## Your goal:
Retype exactly what appears below from the line containing "Emit a Python" down to the line containing "y_scale = alt.Scale(domain=[0, 100], nice=False)", keeping both end lines. Do not include pictures.

## The data:
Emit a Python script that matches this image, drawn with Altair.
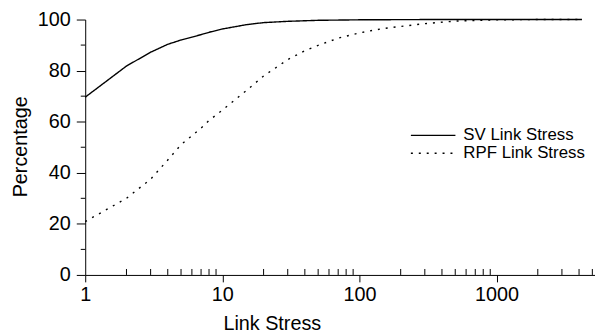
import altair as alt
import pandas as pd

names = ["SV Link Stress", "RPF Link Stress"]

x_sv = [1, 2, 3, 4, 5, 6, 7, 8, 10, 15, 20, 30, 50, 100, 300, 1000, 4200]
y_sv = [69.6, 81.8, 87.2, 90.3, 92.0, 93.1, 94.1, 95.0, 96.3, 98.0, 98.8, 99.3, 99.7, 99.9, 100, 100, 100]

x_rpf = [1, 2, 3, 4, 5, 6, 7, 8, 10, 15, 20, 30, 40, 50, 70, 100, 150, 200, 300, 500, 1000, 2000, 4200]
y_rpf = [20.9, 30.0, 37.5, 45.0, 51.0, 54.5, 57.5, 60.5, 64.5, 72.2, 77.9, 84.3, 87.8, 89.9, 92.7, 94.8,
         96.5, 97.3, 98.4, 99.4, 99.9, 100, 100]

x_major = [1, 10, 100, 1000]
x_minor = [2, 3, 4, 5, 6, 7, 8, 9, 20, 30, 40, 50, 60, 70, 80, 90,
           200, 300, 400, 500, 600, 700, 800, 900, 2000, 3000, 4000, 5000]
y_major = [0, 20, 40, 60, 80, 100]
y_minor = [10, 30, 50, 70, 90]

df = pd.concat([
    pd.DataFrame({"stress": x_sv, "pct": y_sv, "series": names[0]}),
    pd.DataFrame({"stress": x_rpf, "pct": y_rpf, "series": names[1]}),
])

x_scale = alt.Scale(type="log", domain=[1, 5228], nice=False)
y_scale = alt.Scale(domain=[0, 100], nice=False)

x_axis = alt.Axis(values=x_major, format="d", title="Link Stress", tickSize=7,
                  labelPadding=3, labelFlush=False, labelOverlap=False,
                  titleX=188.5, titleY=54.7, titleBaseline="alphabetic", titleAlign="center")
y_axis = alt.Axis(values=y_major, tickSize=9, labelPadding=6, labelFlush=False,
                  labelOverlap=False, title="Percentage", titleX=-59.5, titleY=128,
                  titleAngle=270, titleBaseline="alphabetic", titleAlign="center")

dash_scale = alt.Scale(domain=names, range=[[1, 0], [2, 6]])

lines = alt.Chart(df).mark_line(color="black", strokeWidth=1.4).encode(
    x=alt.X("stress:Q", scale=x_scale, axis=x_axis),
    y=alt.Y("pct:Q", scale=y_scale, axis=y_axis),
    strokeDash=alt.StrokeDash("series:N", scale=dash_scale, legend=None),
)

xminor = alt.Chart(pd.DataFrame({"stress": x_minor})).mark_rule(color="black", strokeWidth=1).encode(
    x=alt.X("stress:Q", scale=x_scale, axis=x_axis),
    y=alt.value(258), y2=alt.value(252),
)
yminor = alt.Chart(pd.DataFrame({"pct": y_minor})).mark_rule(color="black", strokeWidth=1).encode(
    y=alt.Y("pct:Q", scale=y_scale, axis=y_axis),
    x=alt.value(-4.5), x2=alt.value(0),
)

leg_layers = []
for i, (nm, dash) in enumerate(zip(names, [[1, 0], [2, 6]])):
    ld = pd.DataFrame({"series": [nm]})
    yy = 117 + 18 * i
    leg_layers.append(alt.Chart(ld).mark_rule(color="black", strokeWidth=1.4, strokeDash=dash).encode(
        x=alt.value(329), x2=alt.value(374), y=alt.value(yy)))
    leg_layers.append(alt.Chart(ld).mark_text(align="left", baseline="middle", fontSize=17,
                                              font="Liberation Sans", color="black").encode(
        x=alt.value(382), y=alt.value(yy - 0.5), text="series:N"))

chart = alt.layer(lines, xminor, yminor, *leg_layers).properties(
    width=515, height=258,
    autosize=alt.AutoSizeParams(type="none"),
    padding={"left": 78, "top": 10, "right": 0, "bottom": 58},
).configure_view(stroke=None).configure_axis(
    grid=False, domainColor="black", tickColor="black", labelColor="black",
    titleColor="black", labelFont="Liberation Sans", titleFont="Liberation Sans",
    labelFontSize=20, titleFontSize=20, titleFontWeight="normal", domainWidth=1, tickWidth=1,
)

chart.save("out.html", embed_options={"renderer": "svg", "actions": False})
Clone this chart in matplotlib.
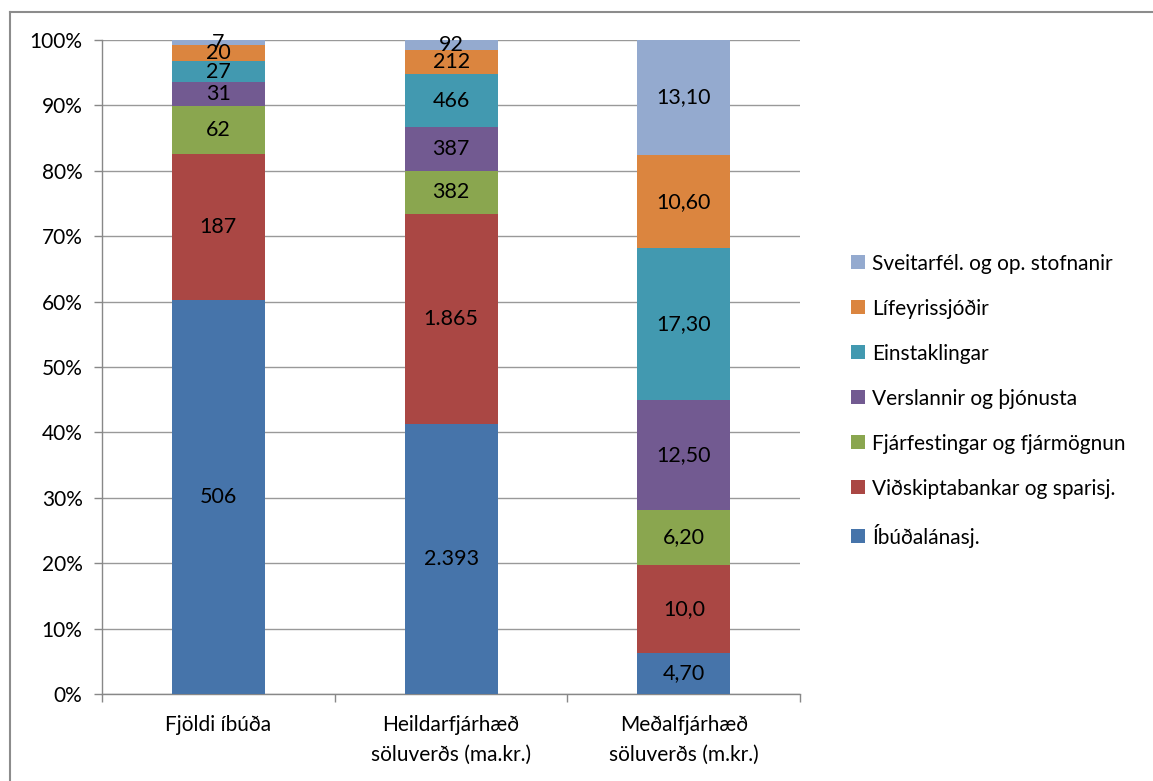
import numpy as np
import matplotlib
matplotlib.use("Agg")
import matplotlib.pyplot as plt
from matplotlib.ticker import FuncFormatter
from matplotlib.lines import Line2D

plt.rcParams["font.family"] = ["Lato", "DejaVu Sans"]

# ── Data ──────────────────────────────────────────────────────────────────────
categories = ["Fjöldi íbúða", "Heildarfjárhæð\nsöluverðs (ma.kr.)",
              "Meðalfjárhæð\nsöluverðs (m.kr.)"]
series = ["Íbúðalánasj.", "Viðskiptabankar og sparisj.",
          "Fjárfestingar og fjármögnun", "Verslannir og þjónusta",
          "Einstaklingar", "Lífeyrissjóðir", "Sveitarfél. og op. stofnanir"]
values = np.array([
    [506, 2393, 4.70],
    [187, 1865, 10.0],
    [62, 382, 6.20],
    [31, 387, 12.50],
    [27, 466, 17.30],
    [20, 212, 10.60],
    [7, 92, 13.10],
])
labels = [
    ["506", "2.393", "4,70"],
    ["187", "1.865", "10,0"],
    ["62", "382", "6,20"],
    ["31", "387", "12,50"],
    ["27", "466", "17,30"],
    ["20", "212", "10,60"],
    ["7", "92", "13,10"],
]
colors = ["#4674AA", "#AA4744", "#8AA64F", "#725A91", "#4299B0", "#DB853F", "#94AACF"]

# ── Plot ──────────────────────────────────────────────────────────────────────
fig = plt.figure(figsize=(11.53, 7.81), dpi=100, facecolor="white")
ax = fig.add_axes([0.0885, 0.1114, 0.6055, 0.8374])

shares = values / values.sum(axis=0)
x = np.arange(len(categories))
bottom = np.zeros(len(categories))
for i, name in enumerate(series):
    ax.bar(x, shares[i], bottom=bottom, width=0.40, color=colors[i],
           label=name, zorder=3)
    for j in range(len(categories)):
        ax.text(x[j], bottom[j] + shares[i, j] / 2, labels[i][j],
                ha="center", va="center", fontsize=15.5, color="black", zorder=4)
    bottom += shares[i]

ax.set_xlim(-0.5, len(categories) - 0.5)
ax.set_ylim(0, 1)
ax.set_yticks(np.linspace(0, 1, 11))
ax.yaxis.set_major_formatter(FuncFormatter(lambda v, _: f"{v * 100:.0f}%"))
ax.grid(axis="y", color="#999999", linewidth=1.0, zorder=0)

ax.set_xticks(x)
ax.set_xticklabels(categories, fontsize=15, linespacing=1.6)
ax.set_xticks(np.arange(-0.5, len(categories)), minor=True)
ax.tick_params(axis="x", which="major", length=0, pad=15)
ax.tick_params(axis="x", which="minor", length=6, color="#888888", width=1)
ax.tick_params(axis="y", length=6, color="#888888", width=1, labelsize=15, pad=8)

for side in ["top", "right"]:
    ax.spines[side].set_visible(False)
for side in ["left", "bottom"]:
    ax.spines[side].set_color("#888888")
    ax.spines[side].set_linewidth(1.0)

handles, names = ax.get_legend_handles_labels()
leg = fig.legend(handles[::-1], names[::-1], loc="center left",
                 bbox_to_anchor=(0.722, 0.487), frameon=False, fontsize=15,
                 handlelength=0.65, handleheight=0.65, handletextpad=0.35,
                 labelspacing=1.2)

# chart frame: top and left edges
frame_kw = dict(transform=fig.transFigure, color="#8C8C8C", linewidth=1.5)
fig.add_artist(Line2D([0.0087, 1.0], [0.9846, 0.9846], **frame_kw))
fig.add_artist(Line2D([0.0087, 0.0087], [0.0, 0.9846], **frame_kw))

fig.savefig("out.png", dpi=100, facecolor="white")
* * *
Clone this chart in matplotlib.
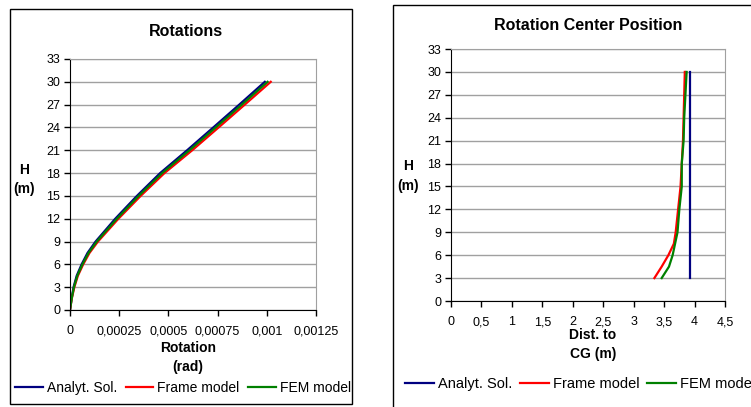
* * *
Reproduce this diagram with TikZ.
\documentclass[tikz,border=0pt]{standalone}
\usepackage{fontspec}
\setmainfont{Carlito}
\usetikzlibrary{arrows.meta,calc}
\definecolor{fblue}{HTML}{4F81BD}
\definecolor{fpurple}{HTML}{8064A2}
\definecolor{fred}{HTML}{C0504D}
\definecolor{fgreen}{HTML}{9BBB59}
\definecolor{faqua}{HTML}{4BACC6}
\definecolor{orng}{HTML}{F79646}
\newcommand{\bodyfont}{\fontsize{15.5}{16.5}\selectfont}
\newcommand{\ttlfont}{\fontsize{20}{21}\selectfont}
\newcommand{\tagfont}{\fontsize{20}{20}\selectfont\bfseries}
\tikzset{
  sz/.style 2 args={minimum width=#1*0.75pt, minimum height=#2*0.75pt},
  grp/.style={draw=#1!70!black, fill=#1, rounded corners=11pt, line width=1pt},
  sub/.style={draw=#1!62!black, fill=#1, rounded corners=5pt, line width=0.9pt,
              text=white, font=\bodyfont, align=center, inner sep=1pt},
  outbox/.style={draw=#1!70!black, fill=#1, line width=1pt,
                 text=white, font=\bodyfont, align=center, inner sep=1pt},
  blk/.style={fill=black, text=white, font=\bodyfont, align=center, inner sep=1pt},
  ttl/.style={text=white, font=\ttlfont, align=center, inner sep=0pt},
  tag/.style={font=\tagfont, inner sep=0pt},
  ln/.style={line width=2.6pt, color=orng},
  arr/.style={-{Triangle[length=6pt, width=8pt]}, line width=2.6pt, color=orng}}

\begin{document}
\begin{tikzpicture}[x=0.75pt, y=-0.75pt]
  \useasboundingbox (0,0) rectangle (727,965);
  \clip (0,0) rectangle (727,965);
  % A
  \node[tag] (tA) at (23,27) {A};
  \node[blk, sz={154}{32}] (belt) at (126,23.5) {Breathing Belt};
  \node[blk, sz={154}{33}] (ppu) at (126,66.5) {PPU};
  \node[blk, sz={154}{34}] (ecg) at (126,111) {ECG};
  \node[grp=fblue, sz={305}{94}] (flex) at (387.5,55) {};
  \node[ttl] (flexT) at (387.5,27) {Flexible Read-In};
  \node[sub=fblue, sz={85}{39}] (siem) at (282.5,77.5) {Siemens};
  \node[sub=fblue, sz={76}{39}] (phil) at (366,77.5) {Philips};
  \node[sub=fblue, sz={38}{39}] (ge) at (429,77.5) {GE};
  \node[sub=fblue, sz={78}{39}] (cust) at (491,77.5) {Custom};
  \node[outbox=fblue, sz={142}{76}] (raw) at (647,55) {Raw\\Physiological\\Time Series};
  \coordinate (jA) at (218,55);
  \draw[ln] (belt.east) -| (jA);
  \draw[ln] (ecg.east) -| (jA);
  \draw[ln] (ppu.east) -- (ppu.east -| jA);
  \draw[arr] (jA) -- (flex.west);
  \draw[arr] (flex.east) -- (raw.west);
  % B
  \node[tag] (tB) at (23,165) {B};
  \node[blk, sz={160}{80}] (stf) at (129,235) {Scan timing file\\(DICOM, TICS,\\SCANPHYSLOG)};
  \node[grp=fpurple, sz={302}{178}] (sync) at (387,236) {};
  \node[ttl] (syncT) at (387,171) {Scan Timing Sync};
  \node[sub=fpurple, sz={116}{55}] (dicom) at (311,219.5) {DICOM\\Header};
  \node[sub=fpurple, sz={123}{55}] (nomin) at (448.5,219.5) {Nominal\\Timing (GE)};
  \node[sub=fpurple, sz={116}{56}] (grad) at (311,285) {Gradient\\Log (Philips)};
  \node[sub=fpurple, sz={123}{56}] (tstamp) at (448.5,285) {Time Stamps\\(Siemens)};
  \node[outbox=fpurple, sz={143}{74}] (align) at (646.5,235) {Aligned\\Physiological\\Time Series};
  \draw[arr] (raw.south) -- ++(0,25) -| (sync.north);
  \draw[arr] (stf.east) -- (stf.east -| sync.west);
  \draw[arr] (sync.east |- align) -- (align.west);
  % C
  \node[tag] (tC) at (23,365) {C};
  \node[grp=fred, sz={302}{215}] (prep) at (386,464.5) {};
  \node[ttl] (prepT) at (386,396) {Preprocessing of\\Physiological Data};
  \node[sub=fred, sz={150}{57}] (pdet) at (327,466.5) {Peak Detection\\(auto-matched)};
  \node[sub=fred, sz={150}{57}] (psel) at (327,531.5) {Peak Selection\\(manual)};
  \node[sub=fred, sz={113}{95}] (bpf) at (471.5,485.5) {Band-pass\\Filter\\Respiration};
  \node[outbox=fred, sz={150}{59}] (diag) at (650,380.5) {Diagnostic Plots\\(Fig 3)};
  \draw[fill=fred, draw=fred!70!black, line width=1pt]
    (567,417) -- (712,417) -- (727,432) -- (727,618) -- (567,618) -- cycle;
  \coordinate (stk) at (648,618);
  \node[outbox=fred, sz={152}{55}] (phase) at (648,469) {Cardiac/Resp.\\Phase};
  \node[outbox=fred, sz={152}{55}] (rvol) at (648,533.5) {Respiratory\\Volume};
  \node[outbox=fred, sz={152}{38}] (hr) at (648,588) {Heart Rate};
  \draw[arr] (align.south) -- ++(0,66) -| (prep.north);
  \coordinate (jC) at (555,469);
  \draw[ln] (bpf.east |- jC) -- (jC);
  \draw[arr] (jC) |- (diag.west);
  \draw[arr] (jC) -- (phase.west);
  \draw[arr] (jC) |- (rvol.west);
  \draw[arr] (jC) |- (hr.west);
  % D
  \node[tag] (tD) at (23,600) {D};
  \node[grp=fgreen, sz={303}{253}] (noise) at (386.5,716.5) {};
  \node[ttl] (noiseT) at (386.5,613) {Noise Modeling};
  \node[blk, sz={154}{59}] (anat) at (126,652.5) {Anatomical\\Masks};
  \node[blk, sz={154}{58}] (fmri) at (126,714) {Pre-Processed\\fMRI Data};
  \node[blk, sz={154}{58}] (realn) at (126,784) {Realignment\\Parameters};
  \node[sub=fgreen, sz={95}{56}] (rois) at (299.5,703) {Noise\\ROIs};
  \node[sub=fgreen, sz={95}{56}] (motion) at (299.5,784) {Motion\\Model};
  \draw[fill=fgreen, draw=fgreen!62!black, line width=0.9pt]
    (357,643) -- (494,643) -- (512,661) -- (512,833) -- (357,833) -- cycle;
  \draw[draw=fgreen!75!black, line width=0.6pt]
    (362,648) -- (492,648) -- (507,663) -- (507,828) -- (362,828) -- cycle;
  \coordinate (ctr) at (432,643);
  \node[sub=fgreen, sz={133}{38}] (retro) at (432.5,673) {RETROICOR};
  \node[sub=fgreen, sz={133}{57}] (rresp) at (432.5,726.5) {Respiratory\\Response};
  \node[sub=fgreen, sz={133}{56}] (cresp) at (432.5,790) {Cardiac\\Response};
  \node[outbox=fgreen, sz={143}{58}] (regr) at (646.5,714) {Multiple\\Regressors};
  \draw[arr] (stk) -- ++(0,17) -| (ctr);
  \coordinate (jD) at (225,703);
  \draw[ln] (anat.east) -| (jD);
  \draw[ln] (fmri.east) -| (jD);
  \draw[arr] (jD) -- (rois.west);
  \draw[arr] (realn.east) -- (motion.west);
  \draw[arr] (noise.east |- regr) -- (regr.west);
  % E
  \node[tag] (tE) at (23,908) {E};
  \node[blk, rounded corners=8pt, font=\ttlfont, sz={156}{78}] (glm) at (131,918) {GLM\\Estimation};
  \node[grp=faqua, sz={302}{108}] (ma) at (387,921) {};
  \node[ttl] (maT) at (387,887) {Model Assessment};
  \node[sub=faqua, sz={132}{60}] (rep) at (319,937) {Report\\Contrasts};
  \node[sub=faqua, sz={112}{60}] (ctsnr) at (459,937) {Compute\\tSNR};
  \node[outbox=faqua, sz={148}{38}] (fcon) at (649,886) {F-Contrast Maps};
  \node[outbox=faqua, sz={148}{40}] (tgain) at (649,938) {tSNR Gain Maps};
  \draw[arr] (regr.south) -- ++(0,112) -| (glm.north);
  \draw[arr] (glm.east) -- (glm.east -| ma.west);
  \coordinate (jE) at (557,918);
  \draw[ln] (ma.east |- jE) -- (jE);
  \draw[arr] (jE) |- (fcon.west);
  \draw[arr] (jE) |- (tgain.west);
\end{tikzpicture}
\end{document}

## Exercise result:
Emit a Python script that matches this image, drawn with Altair.
import altair as alt
import pandas as pd

names = ["SV Link Stress", "RPF Link Stress"]

x_sv = [1, 2, 3, 4, 5, 6, 7, 8, 10, 15, 20, 30, 50, 100, 300, 1000, 4200]
y_sv = [69.6, 81.8, 87.2, 90.3, 92.0, 93.1, 94.1, 95.0, 96.3, 98.0, 98.8, 99.3, 99.7, 99.9, 100, 100, 100]

x_rpf = [1, 2, 3, 4, 5, 6, 7, 8, 10, 15, 20, 30, 40, 50, 70, 100, 150, 200, 300, 500, 1000, 2000, 4200]
y_rpf = [20.9, 30.0, 37.5, 45.0, 51.0, 54.5, 57.5, 60.5, 64.5, 72.2, 77.9, 84.3, 87.8, 89.9, 92.7, 94.8,
         96.5, 97.3, 98.4, 99.4, 99.9, 100, 100]

x_major = [1, 10, 100, 1000]
x_minor = [2, 3, 4, 5, 6, 7, 8, 9, 20, 30, 40, 50, 60, 70, 80, 90,
           200, 300, 400, 500, 600, 700, 800, 900, 2000, 3000, 4000, 5000]
y_major = [0, 20, 40, 60, 80, 100]
y_minor = [10, 30, 50, 70, 90]

df = pd.concat([
    pd.DataFrame({"stress": x_sv, "pct": y_sv, "series": names[0]}),
    pd.DataFrame({"stress": x_rpf, "pct": y_rpf, "series": names[1]}),
])

x_scale = alt.Scale(type="log", domain=[1, 5228], nice=False)
y_scale = alt.Scale(domain=[0, 100], nice=False)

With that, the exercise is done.